Last week a video was released of Ahmaud Arbery being murdered in broad daylight. Arbery was killed on February 23, more than two months ago, and the release of this video alone immediately revealed the lies, corruption and cover-ups that usually come along with any examination of white people killing Black people in America.

Within days of the video being released two of the three white men—who had gotten away with murder—had been arrested and charged with that murder. People are hopeful to see justice for Ahmaud. That will not happen. Perhaps the killers will be convicted. They could be imprisoned for life or given the death penalty or whatever your idea of legal justice may be. They could repent, truly in their hearts and work the rest of their lives to make a better world for everyone, but there will not be justice for Ahmaud. It is not possible for Black people to have justice in America. Especially Black people killed by white hands.

My grandfather was born in rural Texas in 1890. He was the first Black person in my direct lineage to be born after abolition. He was just 26 years old when, less than 15 miles away in Waco, Jesse Washington, a 17-year old Black child was tortured, murdered and dismembered in front of 10,000 cheering, outraged white people. Before they dispersed, the cheering, outraged 10,000 whites would literally pick Jesse apart, stealing his bones for souvenirs.

My father was 10 years old when 14-year-old Emmett Till was mutilated and lynched by two outraged white men in Mississippi. The sign at Emmett Till’s memorial has been shot up by racists and replaced so many times that just last year—in 2019—the newest replacement had to be encased in bulletproof glass.

I was 19 when three outraged white men murdered James Byrd Jr. in Texas. Byrd was dragged behind a truck for three miles. The dragging decapitated him after a mile and a half. The white men left his torso in front of a Black cemetery. 

My nephew was 19 when 17-year-old Trayvon Martin was murdered by a man outraged that a Black child would be somewhere a white man didn’t think he should be.

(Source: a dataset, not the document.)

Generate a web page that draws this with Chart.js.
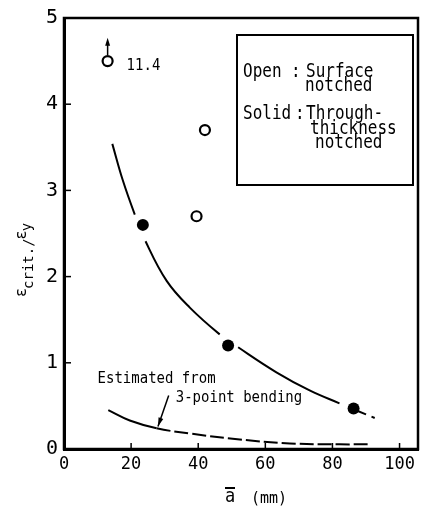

For the entire life of this country, through slavery to abolition, from Jim Crow to the Voting Rights Act, from segregation to the first Black president of the United States of America one thing about Black life in this country has not changed: at any moment of any day any outraged white man can hunt down and kill a Black person for sport.

Every Black person born in this country knows this. Our parents were forced to learn this and forced to watch as we learned. And we now watch as our children are forced to learn this unwavering American truth from the killers of Ahmaud Arbery. And of Trayvon Martin. And of Eric Garner. Of Sandra Bland. And Philando Castile. And Botham Jean. And John Crawford. And Walter Scott. And Kathryn Johnston. And on and on and on seemingly ad infinitum.

This country has made an example of Ahmaud Arbery. This example cannot be unmade and so there will never be justice for him, no matter the consequences for his killers.